_Short task_
Your task is to repeat the lines below exactly, excluding any pictures they contain.

_Recorded data_
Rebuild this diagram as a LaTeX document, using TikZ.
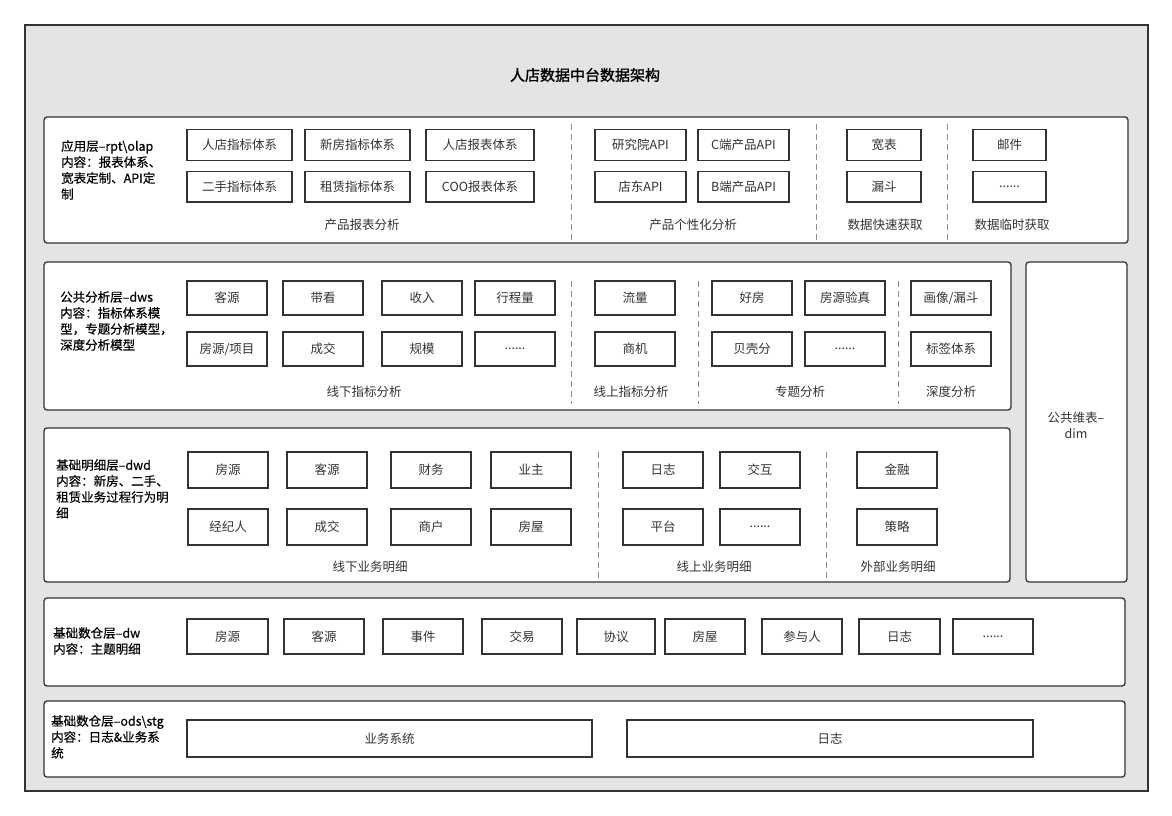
\documentclass[tikz,border=0pt]{standalone}
\usepackage{fontspec}
\setmainfont{Noto Sans CJK SC}
\newfontfamily\titlefont[FakeBold=1.5]{Noto Sans CJK SC}
\newfontfamily\descfont[FakeBold=0.4]{Noto Sans CJK SC}
\definecolor{framegray}{HTML}{E4E4E4}
\definecolor{ink}{HTML}{333333}
\definecolor{sepgray}{HTML}{8C8C8C}
\newcommand\mybox[7][bx]{\node[#1, minimum width={#5-#3}, minimum height={#6-#4}] (#2) at ({(#3+#5)/2},{(#4+#6)/2}) {#7};}
\begin{document}
\begin{tikzpicture}[x=1pt,y=-1pt,
 outer/.style={draw=ink, line width=2pt, fill=framegray, inner sep=0},
 layer/.style={draw=ink, line width=1.3pt, fill=white, rounded corners=3pt, inner sep=0},
 bx/.style={draw=ink, line width=1.6pt, fill=white, inner sep=0, font=\fontsize{12.5}{14}\selectfont, text=ink},
 sep/.style={draw=sepgray, line width=0.9pt, dash pattern=on 6pt off 4pt},
 capt/.style={font=\fontsize{12.5}{14}\selectfont, text=ink, inner sep=0},
 desc/.style={font=\descfont\fontsize{12.5}{16}\selectfont, align=left, anchor=north west, inner sep=0, text=black}]
\useasboundingbox (0,0) rectangle (1172,816);
\fill[white] (0,0) rectangle (1172,816);
\mybox[outer]{frame}{25}{25}{1148}{791}{}
\node[font=\titlefont\fontsize{15}{18}\selectfont, text=black] (title) at (585,75) {人店数据中台数据架构};

% ---------------- app layer ----------------
\mybox[layer]{app}{44}{117}{1128}{243}{}
\node[desc] (appdesc) at (61,140) {应用层–rpt\textbackslash olap\\内容：报表体系、\\宽表定制、API定\\制};
\mybox{a1}{187}{129.5}{292}{160.5}{人店指标体系}
\mybox{a2}{305}{129.5}{410}{160.5}{新房指标体系}
\mybox{a3}{426}{129.5}{534}{160.5}{人店报表体系}
\mybox{a4}{187}{171.5}{292}{202}{二手指标体系}
\mybox{a5}{305}{171.5}{410}{202}{租赁指标体系}
\mybox{a6}{426}{171.5}{534}{202}{COO报表体系}
\node[capt] (acap1) at (362,225) {产品报表分析};
\draw[sep] (571,124) -- (571,240);
\mybox{a7}{595}{129.5}{686}{160.5}{研究院API}
\mybox{a8}{698}{129.5}{789}{160.5}{C端产品API}
\mybox{a9}{595}{171.5}{686}{202}{店东API}
\mybox{a10}{698}{171.5}{789}{202}{B端产品API}
\node[capt] (acap2) at (693,225) {产品个性化分析};
\draw[sep] (816,124) -- (816,240);
\mybox{a11}{847}{129.5}{921}{160.5}{宽表}
\mybox{a12}{847}{171.5}{921}{202}{漏斗}
\node[capt] (acap3) at (885,225) {数据快速获取};
\draw[sep] (947,124) -- (947,240);
\mybox{a13}{973}{129.5}{1046}{160.5}{邮件}
\mybox{a14}{973}{171.5}{1046}{202}{......}
\node[capt] (acap4) at (1012,225) {数据临时获取};

% ---------------- dws layer ----------------
\mybox[layer]{dws}{44}{262}{1011}{410}{}
\node[desc] (dwsdesc) at (60,291) {公共分析层–dws\\内容：指标体系模\\型，专题分析模型，\\深度分析模型};
\mybox{s1}{187}{281}{267}{315}{客源}
\mybox{s2}{283}{281}{363}{315}{带看}
\mybox{s3}{382}{281}{462}{315}{收入}
\mybox{s4}{475}{281}{555}{315}{行程量}
\mybox{s5}{187}{332}{267}{366}{房源/项目}
\mybox{s6}{283}{332}{363}{366}{成交}
\mybox{s7}{382}{332}{462}{366}{规模}
\mybox{s8}{475}{332}{555}{366}{......}
\node[capt] (scap1) at (364,392) {线下指标分析};
\draw[sep] (571,281) -- (571,404);
\mybox{s9}{595}{281}{675}{315}{流量}
\mybox{s10}{595}{332}{675}{366}{商机}
\node[capt] (scap2) at (631,392) {线上指标分析};
\draw[sep] (698,281) -- (698,404);
\mybox{s11}{712}{281}{792}{315}{好房}
\mybox{s12}{805}{281}{885}{315}{房源验真}
\mybox{s13}{712}{332}{792}{366}{贝壳分}
\mybox{s14}{805}{332}{885}{366}{......}
\node[capt] (scap3) at (800,392) {专题分析};
\draw[sep] (898,281) -- (898,404);
\mybox{s15}{911}{281}{991}{315}{画像/漏斗}
\mybox{s16}{911}{332}{991}{366}{标签体系}
\node[capt] (scap4) at (951,392) {深度分析};

% ---------------- dim ----------------
\mybox[layer]{dim}{1026}{262}{1127}{582}{}
\node[capt, align=center, font=\fontsize{12.5}{16}\selectfont] (dimtxt) at (1076,425) {公共维表–\\dim};

% ---------------- dwd layer ----------------
\mybox[layer]{dwd}{44}{428}{1010}{582}{}
\node[desc] (dwddesc) at (56,459) {基础明细层–dwd\\内容：新房、二手、\\租赁业务过程行为明\\细};
\mybox{d1}{188}{452}{268}{488}{房源}
\mybox{d2}{287}{452}{367}{488}{客源}
\mybox{d3}{391}{452}{471}{488}{财务}
\mybox{d4}{491}{452}{571}{488}{业主}
\mybox{d5}{188}{509}{268}{545}{经纪人}
\mybox{d6}{287}{509}{367}{545}{成交}
\mybox{d7}{391}{509}{471}{545}{商户}
\mybox{d8}{491}{509}{571}{545}{房屋}
\node[capt] (dcap1) at (370,567) {线下业务明细};
\draw[sep] (598,452) -- (598,578);
\mybox{d9}{623}{452}{703}{488}{日志}
\mybox{d10}{720}{452}{800}{488}{交互}
\mybox{d11}{623}{509}{703}{545}{平台}
\mybox{d12}{720}{509}{800}{545}{......}
\node[capt] (dcap2) at (714,567) {线上业务明细};
\draw[sep] (826,452) -- (826,578);
\mybox{d13}{857}{452}{937}{488}{金融}
\mybox{d14}{857}{509}{937}{545}{策略}
\node[capt] (dcap3) at (898,567) {外部业务明细};

% ---------------- dw layer ----------------
\mybox[layer]{dw}{44}{598}{1125}{686}{}
\node[desc] (dwdesc) at (53,627) {基础数仓层–dw\\内容：主题明细};
\mybox{w1}{187}{619}{268}{654}{房源}
\mybox{w2}{284}{619}{364}{654}{客源}
\mybox{w3}{383}{619}{463}{654}{事件}
\mybox{w4}{482}{619}{562}{654}{交易}
\mybox{w5}{577}{619}{655}{654}{协议}
\mybox{w6}{665}{619}{745}{654}{房屋}
\mybox{w7}{762}{619}{842}{654}{参与人}
\mybox{w8}{859}{619}{940}{654}{日志}
\mybox{w9}{953}{619}{1033}{654}{......}

% ---------------- ods layer ----------------
\mybox[layer]{ods}{44}{701}{1125}{777}{}
\node[desc] (odsdesc) at (51,715) {基础数仓层–ods\textbackslash stg\\内容：日志\&业务系\\统};
\mybox{o1}{187}{720}{592}{757}{业务系统}
\mybox{o2}{627}{720}{1033}{757}{日志}
\end{tikzpicture}
\end{document}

_Answer to this problem_
Rebuild this diagram as a LaTeX document, using TikZ.
\documentclass[tikz,border=0pt]{standalone}
\usepackage{fontspec}
\setmainfont{Noto Sans CJK SC}
\newfontfamily\titlefont[FakeBold=1.5]{Noto Sans CJK SC}
\newfontfamily\descfont[FakeBold=0.4]{Noto Sans CJK SC}
\definecolor{framegray}{HTML}{E4E4E4}
\definecolor{ink}{HTML}{333333}
\definecolor{sepgray}{HTML}{8C8C8C}
\newcommand\mybox[7][bx]{\node[#1, minimum width={#5-#3}, minimum height={#6-#4}] (#2) at ({(#3+#5)/2},{(#4+#6)/2}) {#7};}
\begin{document}
\begin{tikzpicture}[x=1pt,y=-1pt,
 outer/.style={draw=ink, line width=2pt, fill=framegray, inner sep=0},
 layer/.style={draw=ink, line width=1.3pt, fill=white, rounded corners=3pt, inner sep=0},
 bx/.style={draw=ink, line width=1.6pt, fill=white, inner sep=0, font=\fontsize{12.5}{14}\selectfont, text=ink},
 sep/.style={draw=sepgray, line width=0.9pt, dash pattern=on 6pt off 4pt},
 capt/.style={font=\fontsize{12.5}{14}\selectfont, text=ink, inner sep=0},
 desc/.style={font=\descfont\fontsize{12.5}{16}\selectfont, align=left, anchor=north west, inner sep=0, text=black}]
\useasboundingbox (0,0) rectangle (1172,816);
\fill[white] (0,0) rectangle (1172,816);
\mybox[outer]{frame}{25}{25}{1148}{791}{}
\node[font=\titlefont\fontsize{15}{18}\selectfont, text=black] (title) at (585,75) {人店数据中台数据架构};

% ---------------- app layer ----------------
\mybox[layer]{app}{44}{117}{1128}{243}{}
\node[desc] (appdesc) at (61,140) {应用层–rpt\textbackslash olap\\内容：报表体系、\\宽表定制、API定\\制};
\mybox{a1}{187}{129.5}{292}{160.5}{人店指标体系}
\mybox{a2}{305}{129.5}{410}{160.5}{新房指标体系}
\mybox{a3}{426}{129.5}{534}{160.5}{人店报表体系}
\mybox{a4}{187}{171.5}{292}{202}{二手指标体系}
\mybox{a5}{305}{171.5}{410}{202}{租赁指标体系}
\mybox{a6}{426}{171.5}{534}{202}{COO报表体系}
\node[capt] (acap1) at (362,225) {产品报表分析};
\draw[sep] (571,124) -- (571,240);
\mybox{a7}{595}{129.5}{686}{160.5}{研究院API}
\mybox{a8}{698}{129.5}{789}{160.5}{C端产品API}
\mybox{a9}{595}{171.5}{686}{202}{店东API}
\mybox{a10}{698}{171.5}{789}{202}{B端产品API}
\node[capt] (acap2) at (693,225) {产品个性化分析};
\draw[sep] (816,124) -- (816,240);
\mybox{a11}{847}{129.5}{921}{160.5}{宽表}
\mybox{a12}{847}{171.5}{921}{202}{漏斗}
\node[capt] (acap3) at (885,225) {数据快速获取};
\draw[sep] (947,124) -- (947,240);
\mybox{a13}{973}{129.5}{1046}{160.5}{邮件}
\mybox{a14}{973}{171.5}{1046}{202}{......}
\node[capt] (acap4) at (1012,225) {数据临时获取};

% ---------------- dws layer ----------------
\mybox[layer]{dws}{44}{262}{1011}{410}{}
\node[desc] (dwsdesc) at (60,291) {公共分析层–dws\\内容：指标体系模\\型，专题分析模型，\\深度分析模型};
\mybox{s1}{187}{281}{267}{315}{客源}
\mybox{s2}{283}{281}{363}{315}{带看}
\mybox{s3}{382}{281}{462}{315}{收入}
\mybox{s4}{475}{281}{555}{315}{行程量}
\mybox{s5}{187}{332}{267}{366}{房源/项目}
\mybox{s6}{283}{332}{363}{366}{成交}
\mybox{s7}{382}{332}{462}{366}{规模}
\mybox{s8}{475}{332}{555}{366}{......}
\node[capt] (scap1) at (364,392) {线下指标分析};
\draw[sep] (571,281) -- (571,404);
\mybox{s9}{595}{281}{675}{315}{流量}
\mybox{s10}{595}{332}{675}{366}{商机}
\node[capt] (scap2) at (631,392) {线上指标分析};
\draw[sep] (698,281) -- (698,404);
\mybox{s11}{712}{281}{792}{315}{好房}
\mybox{s12}{805}{281}{885}{315}{房源验真}
\mybox{s13}{712}{332}{792}{366}{贝壳分}
\mybox{s14}{805}{332}{885}{366}{......}
\node[capt] (scap3) at (800,392) {专题分析};
\draw[sep] (898,281) -- (898,404);
\mybox{s15}{911}{281}{991}{315}{画像/漏斗}
\mybox{s16}{911}{332}{991}{366}{标签体系}
\node[capt] (scap4) at (951,392) {深度分析};

% ---------------- dim ----------------
\mybox[layer]{dim}{1026}{262}{1127}{582}{}
\node[capt, align=center, font=\fontsize{12.5}{16}\selectfont] (dimtxt) at (1076,425) {公共维表–\\dim};

% ---------------- dwd layer ----------------
\mybox[layer]{dwd}{44}{428}{1010}{582}{}
\node[desc] (dwddesc) at (56,459) {基础明细层–dwd\\内容：新房、二手、\\租赁业务过程行为明\\细};
\mybox{d1}{188}{452}{268}{488}{房源}
\mybox{d2}{287}{452}{367}{488}{客源}
\mybox{d3}{391}{452}{471}{488}{财务}
\mybox{d4}{491}{452}{571}{488}{业主}
\mybox{d5}{188}{509}{268}{545}{经纪人}
\mybox{d6}{287}{509}{367}{545}{成交}
\mybox{d7}{391}{509}{471}{545}{商户}
\mybox{d8}{491}{509}{571}{545}{房屋}
\node[capt] (dcap1) at (370,567) {线下业务明细};
\draw[sep] (598,452) -- (598,578);
\mybox{d9}{623}{452}{703}{488}{日志}
\mybox{d10}{720}{452}{800}{488}{交互}
\mybox{d11}{623}{509}{703}{545}{平台}
\mybox{d12}{720}{509}{800}{545}{......}
\node[capt] (dcap2) at (714,567) {线上业务明细};
\draw[sep] (826,452) -- (826,578);
\mybox{d13}{857}{452}{937}{488}{金融}
\mybox{d14}{857}{509}{937}{545}{策略}
\node[capt] (dcap3) at (898,567) {外部业务明细};

% ---------------- dw layer ----------------
\mybox[layer]{dw}{44}{598}{1125}{686}{}
\node[desc] (dwdesc) at (53,627) {基础数仓层–dw\\内容：主题明细};
\mybox{w1}{187}{619}{268}{654}{房源}
\mybox{w2}{284}{619}{364}{654}{客源}
\mybox{w3}{383}{619}{463}{654}{事件}
\mybox{w4}{482}{619}{562}{654}{交易}
\mybox{w5}{577}{619}{655}{654}{协议}
\mybox{w6}{665}{619}{745}{654}{房屋}
\mybox{w7}{762}{619}{842}{654}{参与人}
\mybox{w8}{859}{619}{940}{654}{日志}
\mybox{w9}{953}{619}{1033}{654}{......}

% ---------------- ods layer ----------------
\mybox[layer]{ods}{44}{701}{1125}{777}{}
\node[desc] (odsdesc) at (51,715) {基础数仓层–ods\textbackslash stg\\内容：日志\&业务系\\统};
\mybox{o1}{187}{720}{592}{757}{业务系统}
\mybox{o2}{627}{720}{1033}{757}{日志}
\end{tikzpicture}
\end{document}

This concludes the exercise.